This is the moment excavators began — delicately — tearing down Jewish Care’s North-West London headquarters.
The site, which includes Stuart Young House and the Michael Sobell Community Centre, is being demolished to make way for a £40 million redevelopment.
The work began with excavating machines pulling down the existing buildings this week.
The project will take around two years, longer than similar redevelopments because of the unusual nature of the demolition work.
During most demolitions, excavators begin at either end of a building. But due to the lack of space, these had to start demolishing from the middle — and carry out the process slowly and carefully to avoid a collapse.
As the vehicles moved on to the site, Jewish Care’s chief executive Simon Morris donned a hard hat, high-visibility jacket and protective boots and gloves to watch.
“I feel a mixture of emotions seeing this,” he said, as an excavator tore down a wall near his former offices.
“I feel some sadness because of the history that the building has for the community, but also great excitement about what we are building for the future. The extra care will make a massive difference to the community, and particularly to older people, who are so often neglected.”
Once the rubble is cleared, building will start on an ambitious project aimed primarily at improving care for the elderly within the community.

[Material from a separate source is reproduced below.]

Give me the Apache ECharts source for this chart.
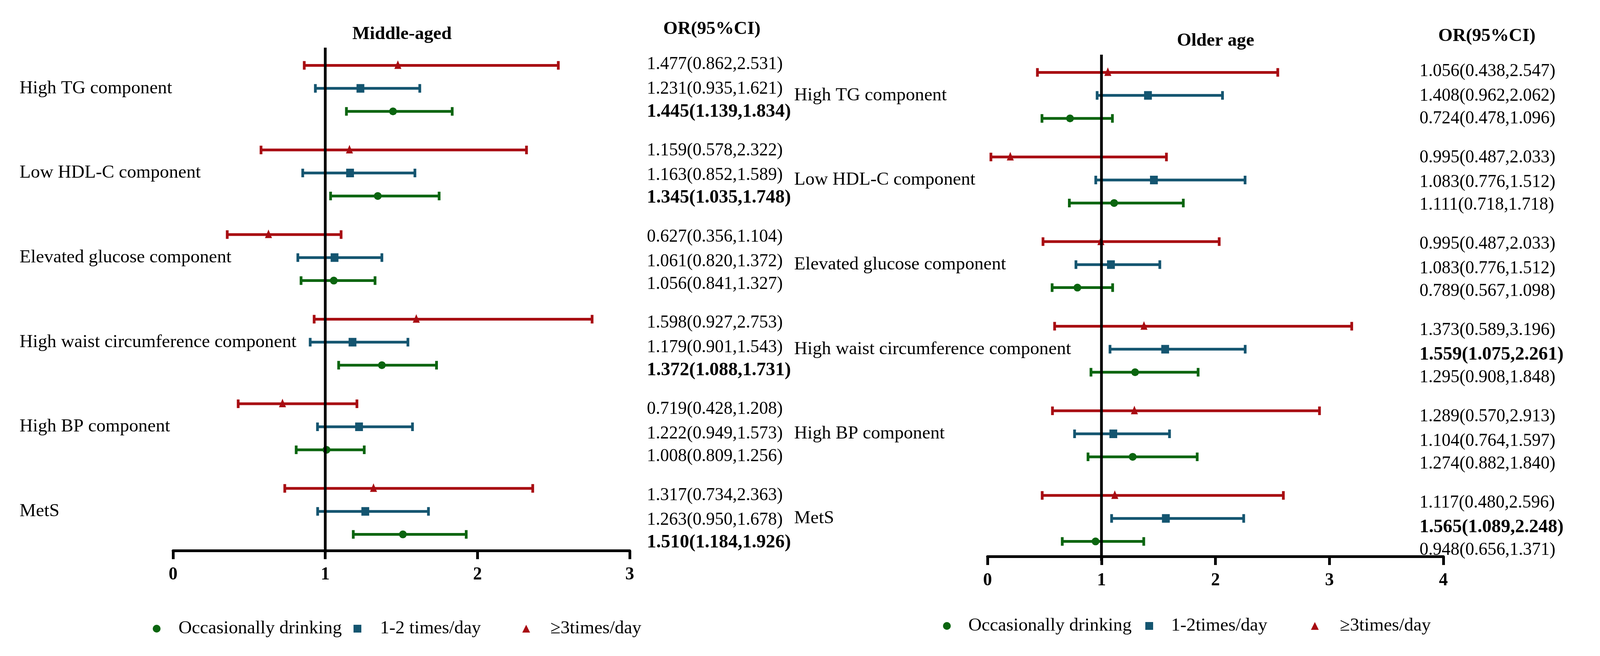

The redevelopment will house a 56-bed state-of-the-art residential nursing home for dementia sufferers.
There will also be 45 extra-care assisted-living flats on the Golders Green site. These will be for people over 60 who wish to live independently but need the a 24-hour care team who will live nearby. Holocaust survivors will be given priority. The site will also be home to a community day centre.
Jewish Care’s offices, which were based at Stuart Young House until their temporary move to Edgware, Middlesex, while work on the site takes place, will also return.
Mr Morris said the project was by far the largest that had ever been undertaken by Jewish Care, and possibly the largest that the Anglo-Jewish community had ever seen, with the exception perhaps of the relocation of JFS school. “This is something that can set a standard for the community and for wider society,” he added.
“It shows exactly what Jewish Care represents, which is a partnership with the community. It’s particularly exciting how this project has excited people. Everyone wants to be a part of it.”
He said he hoped the development would be completed by autumn 2010.